Why They’re a Best Workplace
Rock has made it his mission to build a winning culture with a focus on a four-fold facet of people-centered success he calls his inverted pyramid.
"If you draw a triangle and divide it into four parts, the top of the triangle is customers, then vendors, then employees, then principles. That's the culture of the shop: customers are first, vendors gotta be treated right, employees are very important and then the principles. We feel like too many businesses turn that over and put the principles on top. And that just don't work,” Rock says.
And because customers are at the apex of the pyramid, every decision made by Curt’s Auto Repair is made with the customer in mind, starting with how they hire.
Herrera says the company begins by aligning with people whose character and business practices match their shop’s values and ethics, whether at a parts store, a dealership or another supplier.
“If there's somebody that we ethically can connect to, and we think a lot alike on the business ethics side, then we start asking them, ‘Do you know anybody?’ That's a channel we start when we have an opening that we're looking to fill,” says Herrera.

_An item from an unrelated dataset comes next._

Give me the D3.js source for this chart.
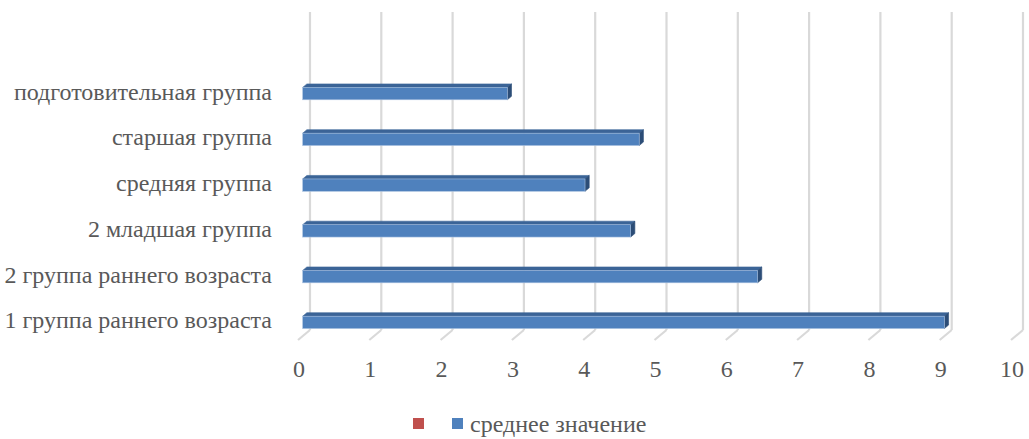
<!DOCTYPE html>
<html><head><meta charset="utf-8">
<script src="https://cdn.jsdelivr.net/npm/d3@7"></script>
</head><body style="margin:0">
<script>
const categories = ["подготовительная группа","старшая группа","средняя группа","2 младшая группа","2 группа раннего возраста","1 группа раннего возраста"];
const values = [2.87, 4.72, 3.96, 4.6, 6.38, 9.0];
const ticks = [0,1,2,3,4,5,6,7,8,9,10];
const seriesName = "среднее значение";

const W = 1029, H = 439;
const svg = d3.select("body").append("svg").attr("width", W).attr("height", H).style("display", "block");
const textCol = "#595959";
const FONT = '"Liberation Serif"';

const depthDX = 12, depthDY = -10;
const x = d3.scaleLinear().domain([0,10]).range([298, 1011]);
const y = d3.scaleBand().domain(categories).range([74.4, 349.4]).paddingInner(0.73).paddingOuter(0.37);
const P = (v, yy, z) => [x(v) + depthDX*z, yy + depthDY*z];

const floorY = 340, topY = 22;
const g = svg.append("g");
ticks.forEach(t => {
  const b0 = P(t, floorY, 1), b1 = P(t, topY, 1);
  g.append("line").attr("x1", b0[0]).attr("y1", b1[1]).attr("x2", b0[0]).attr("y2", b0[1])
    .attr("stroke", "#d9d9d9").attr("stroke-width", 2.2);
  const f = P(t, floorY, 0);
  g.append("line").attr("x1", b0[0]).attr("y1", b0[1]).attr("x2", f[0]).attr("y2", f[1])
    .attr("stroke", "#d9d9d9").attr("stroke-width", 2.2);
});

const z0 = 0.39, z1 = 0.74;
const bh = y.bandwidth();
const bars = svg.append("g");
const poly = pts => pts.map(p => p.join(",")).join(" ");
categories.forEach((c, i) => {
  const v = values[i];
  const ff = P(0, y(c), z0), fr = P(v, y(c), z0);
  const fy0 = ff[1];
  bars.append("polygon").attr("points", poly([P(0,y(c),z0), P(v,y(c),z0), P(v,y(c),z1), P(0,y(c),z1)]))
    .attr("fill", "#3b6497").attr("stroke", "#3b6497").attr("stroke-width", 0.6);
  bars.append("polygon").attr("points", poly([P(v,y(c),z0), P(v,y(c)+bh,z0), P(v,y(c)+bh,z1), P(v,y(c),z1)]))
    .attr("fill", "#2c4d77").attr("stroke", "#2c4d77").attr("stroke-width", 0.6);
  bars.append("rect").attr("x", ff[0]).attr("y", fy0).attr("width", fr[0]-ff[0]).attr("height", bh)
    .attr("fill", "#4f81bd").attr("stroke", "#a9c1e0").attr("stroke-width", 0.6);
});

svg.append("g").selectAll("text").data(categories).join("text")
  .style("font-family", FONT)
  .attr("x", 272).attr("y", c => y(c) - 10*z0 + bh/2 + 6).attr("text-anchor", "end")
  .attr("font-size", 24).attr("fill", textCol).text(c => c);

svg.append("g").selectAll("text").data(ticks).join("text")
  .style("font-family", FONT)
  .attr("x", d => x(d) + 1).attr("y", 377).attr("text-anchor", "middle")
  .attr("font-size", 24).attr("fill", textCol).text(d => d);

svg.append("rect").attr("x", 413).attr("y", 418).attr("width", 11).attr("height", 11).attr("fill", "#c0504d");
svg.append("rect").attr("x", 452).attr("y", 418).attr("width", 11).attr("height", 11).attr("fill", "#4f81bd");
svg.append("text").style("font-family", FONT).attr("x", 470).attr("y", 432).attr("font-size", 24)
  .attr("fill", textCol).text(seriesName);
</script>
</body></html>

They conduct two interviews, show the candidate around the shop and get to know one another. Herrera says they’re upfront about their values and ethics—the shop is anchored in biblical principles—and if both parties agree, the candidate is brought on board.

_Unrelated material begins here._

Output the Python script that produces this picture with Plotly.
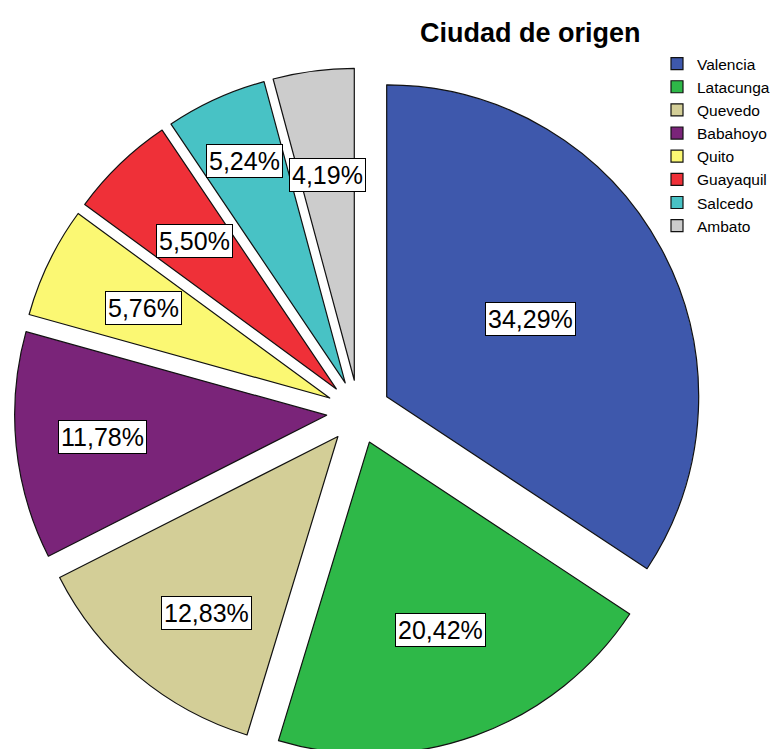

“We do a 90-day probation for everybody that comes on board, unless they've been in automotive for years, and it’s moved back to 60 days. It allows them to get their feet wet and when we review with them, we ask how they like it, and if they want to stay here. And if they choose to stay, what will make their job easier and what we can improve on?” says Herrera.
And because customers take precedence, they're sterner when customer complaints are founded.
“Customer service is my candy stick. And of all the things we get complaints about, I will not have any be against customer service that are legit. I won't fly with that. There's never a time to be unkind or to be rude to somebody,” Herrera says.
And pertaining to how they train, Newton says part of having shared values is having shared integrity. Those who work at Curt’s need to be self-starters who want to grow and who capitalize on opportunities afforded them to improve so that they can take pride in their work and better serve the customer.
“If I’ve got a guy in a six-month period that's passed up four or five classes, it's one of those things that I'm going to start dealing with because I gave him an opportunity to learn to grow to learn something new, and they haven't taken it upon themselves,” says Newton.
"I don't want anybody stagnant; you got to be constantly growing. Our industry is changing so fast with so many different things. So, if you're not willing to try to train when we're offering it to you, you're not benefiting yourself and you're not benefiting us. And so that becomes a conversation point.”
For Rock, that fire has now become symbolic of his ascent from technician to entrepreneur. Like a phoenix, he resurrected his shop from the ashes and its new version was greater than its first.
“I started it as a two-man shop and I was a technician, I wasn't a businessman. As we grew, I made a lot of mistakes … When our shop burned to the ground, and we lost everything, I started learning management, and I took Eric along for the ride. Getting kicked that hard and having a shop burn down was the biggest growing pain that we went through. And that's why today we handle everything so differently. We're a lot healthier company because of that,” says Rock.
Required Reading
For shop owners wanting to become masters at leading others, Rock recommends John Maxwell's “Five Levels of Leadership.” “I think was one of the best I've ever read,” Rock says. As for Herrera, she’s a Dave Ramsey girl at heart, she admits. “I'm going to have to go with EntreLeadership.”